Deve, por isso, estimular-se em todos a
vontade de tomar parte nos empreendimentos comuns. E é de louvar o modo
de agir das nações em que a maior parte dos cidadãos participa, com
verdadeira liberdade, nos assuntos públicos. É preciso, porém, ter
sempre em conta a. situação real de cada povo e o necessário vigor da
autoridade pública. Mas para que todos os cidadãos se sintam inclinados
a participar na vida dos vários grupos de que se forma o corpo social, é
necessário que encontrem nesses grupos bens que os atraiam e os
predisponham ao serviço dos outros. Podemos legitimamente pensar que o
destino futuro da humanidade está nas mãos daqueles que souberem dar às
gerações vindoiras razões de viver e de esperar.
O Verbo encarnado e a solidariedade humana
32. Do mesmo modo que Deus não criou os
homens para viverem isolados, mas para se unirem em sociedade, assim
também Lhe «aprouve... santificar e salvar os homens não individualmente
e com exclusão de qualquer ligação mútua, mas fazendo deles um povo que
O reconhecesse em verdade e O servisse santamente»
(13). Desde o começo da história da salvação, Ele escolheu os homens não
só como indivíduos mas ainda como membros duma comunidade. Com efeito,
manifestando o seu desígnio, chamou a esses escolhidos o
«seu povo» (Ex. 3, 7-12), com o qual
estabeleceu aliança no Sinai (14).
Esta índole comunitária aperfeiçoa-se e
completa-se com a obra de Jesus Cristo. Pois o próprio Verbo encarnado
quis participar da vida social dos homens. Tomou parte nas bodas de
Caná, entrou na casa de Zaqueu, comeu com os publicanos e pecadores.
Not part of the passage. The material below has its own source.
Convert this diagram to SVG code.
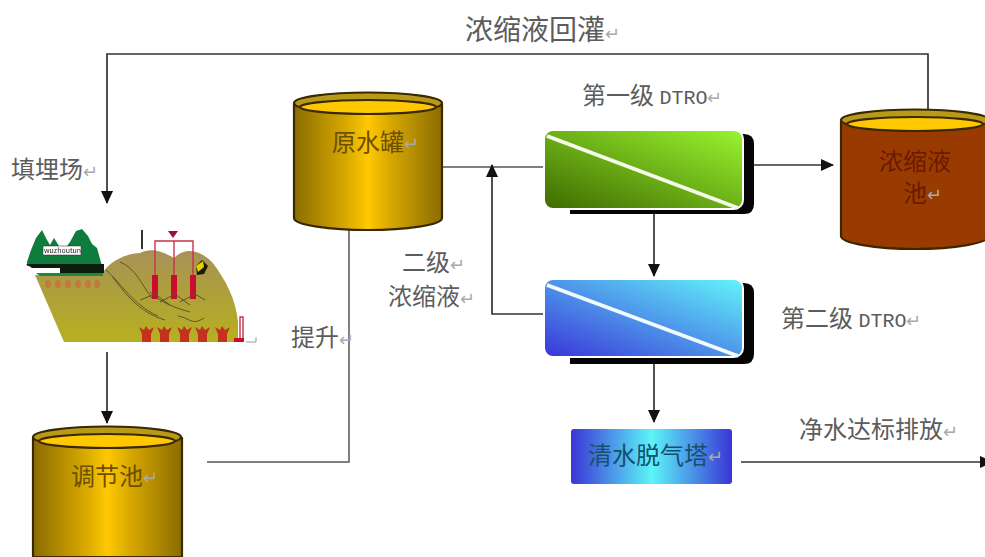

Revelou o amor do Pai e a sublime vocação dos homens, evocando
realidades sociais comuns e servindo-se de modos de falar e de imagens
da vida de todos os dias. Santificou os laços sociais e antes de mais os
familiares, fonte da vida social; e submeteu-se livremente às leis do
seu país. Quis levar a vida dum operário do seu tempo e da sua terra.
Na sua pregação claramente mandou aos
filhos de Deus que se tratassem como irmãos. E na sua oração pediu que
todos os seus discípulos fossem «um». Ele próprio se ofereceu à morte
por todos, de todos feito Redentor. «Não há maior amor do que dar alguém
a vida pelos seus amigos» (Jo. 15, 13). E mandou aos Apóstolos pregar a
todos a mensagem evangélica para que a humanidade se tornasse a família
de Deus, na qual o amor fosse toda a lei.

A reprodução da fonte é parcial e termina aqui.